Your task is to copy the listing exactly, with the pictures left out.

[start]

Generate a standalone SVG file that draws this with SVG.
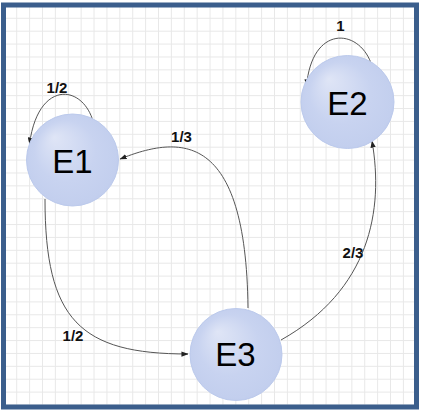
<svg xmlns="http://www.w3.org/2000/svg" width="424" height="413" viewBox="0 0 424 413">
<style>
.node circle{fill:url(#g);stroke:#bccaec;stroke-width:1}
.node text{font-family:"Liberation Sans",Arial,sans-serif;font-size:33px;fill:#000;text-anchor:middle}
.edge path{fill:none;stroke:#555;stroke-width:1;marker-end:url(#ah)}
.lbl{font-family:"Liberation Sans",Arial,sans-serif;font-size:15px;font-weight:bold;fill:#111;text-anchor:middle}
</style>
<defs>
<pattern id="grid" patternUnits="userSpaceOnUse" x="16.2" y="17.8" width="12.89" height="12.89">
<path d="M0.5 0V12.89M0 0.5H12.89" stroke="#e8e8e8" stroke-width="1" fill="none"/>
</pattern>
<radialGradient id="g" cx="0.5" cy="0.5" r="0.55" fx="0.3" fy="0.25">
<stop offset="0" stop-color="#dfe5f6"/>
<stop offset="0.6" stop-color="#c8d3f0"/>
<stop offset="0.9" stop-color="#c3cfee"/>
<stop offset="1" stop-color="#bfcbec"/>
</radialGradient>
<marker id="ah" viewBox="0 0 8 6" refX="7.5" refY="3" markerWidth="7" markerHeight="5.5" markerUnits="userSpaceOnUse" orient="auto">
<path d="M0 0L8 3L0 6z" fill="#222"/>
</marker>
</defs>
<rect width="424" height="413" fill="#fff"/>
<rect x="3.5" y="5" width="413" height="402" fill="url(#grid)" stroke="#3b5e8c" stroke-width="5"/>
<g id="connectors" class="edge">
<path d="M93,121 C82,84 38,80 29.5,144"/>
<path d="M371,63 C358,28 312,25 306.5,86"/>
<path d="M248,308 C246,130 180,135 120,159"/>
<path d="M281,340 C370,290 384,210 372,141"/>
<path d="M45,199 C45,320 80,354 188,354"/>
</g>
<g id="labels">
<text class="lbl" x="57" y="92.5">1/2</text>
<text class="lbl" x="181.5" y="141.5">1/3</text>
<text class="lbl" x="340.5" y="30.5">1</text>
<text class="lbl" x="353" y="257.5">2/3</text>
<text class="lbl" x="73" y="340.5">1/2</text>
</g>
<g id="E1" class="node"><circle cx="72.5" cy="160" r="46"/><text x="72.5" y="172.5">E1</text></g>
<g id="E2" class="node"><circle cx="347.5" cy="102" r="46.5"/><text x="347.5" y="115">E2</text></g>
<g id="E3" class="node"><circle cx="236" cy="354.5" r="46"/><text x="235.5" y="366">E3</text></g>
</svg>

[end]

▶ _FULL SOLUTION_:
Generate a standalone SVG file that draws this with SVG.
<svg xmlns="http://www.w3.org/2000/svg" width="424" height="413" viewBox="0 0 424 413">
<style>
.node circle{fill:url(#g);stroke:#bccaec;stroke-width:1}
.node text{font-family:"Liberation Sans",Arial,sans-serif;font-size:33px;fill:#000;text-anchor:middle}
.edge path{fill:none;stroke:#555;stroke-width:1;marker-end:url(#ah)}
.lbl{font-family:"Liberation Sans",Arial,sans-serif;font-size:15px;font-weight:bold;fill:#111;text-anchor:middle}
</style>
<defs>
<pattern id="grid" patternUnits="userSpaceOnUse" x="16.2" y="17.8" width="12.89" height="12.89">
<path d="M0.5 0V12.89M0 0.5H12.89" stroke="#e8e8e8" stroke-width="1" fill="none"/>
</pattern>
<radialGradient id="g" cx="0.5" cy="0.5" r="0.55" fx="0.3" fy="0.25">
<stop offset="0" stop-color="#dfe5f6"/>
<stop offset="0.6" stop-color="#c8d3f0"/>
<stop offset="0.9" stop-color="#c3cfee"/>
<stop offset="1" stop-color="#bfcbec"/>
</radialGradient>
<marker id="ah" viewBox="0 0 8 6" refX="7.5" refY="3" markerWidth="7" markerHeight="5.5" markerUnits="userSpaceOnUse" orient="auto">
<path d="M0 0L8 3L0 6z" fill="#222"/>
</marker>
</defs>
<rect width="424" height="413" fill="#fff"/>
<rect x="3.5" y="5" width="413" height="402" fill="url(#grid)" stroke="#3b5e8c" stroke-width="5"/>
<g id="connectors" class="edge">
<path d="M93,121 C82,84 38,80 29.5,144"/>
<path d="M371,63 C358,28 312,25 306.5,86"/>
<path d="M248,308 C246,130 180,135 120,159"/>
<path d="M281,340 C370,290 384,210 372,141"/>
<path d="M45,199 C45,320 80,354 188,354"/>
</g>
<g id="labels">
<text class="lbl" x="57" y="92.5">1/2</text>
<text class="lbl" x="181.5" y="141.5">1/3</text>
<text class="lbl" x="340.5" y="30.5">1</text>
<text class="lbl" x="353" y="257.5">2/3</text>
<text class="lbl" x="73" y="340.5">1/2</text>
</g>
<g id="E1" class="node"><circle cx="72.5" cy="160" r="46"/><text x="72.5" y="172.5">E1</text></g>
<g id="E2" class="node"><circle cx="347.5" cy="102" r="46.5"/><text x="347.5" y="115">E2</text></g>
<g id="E3" class="node"><circle cx="236" cy="354.5" r="46"/><text x="235.5" y="366">E3</text></g>
</svg>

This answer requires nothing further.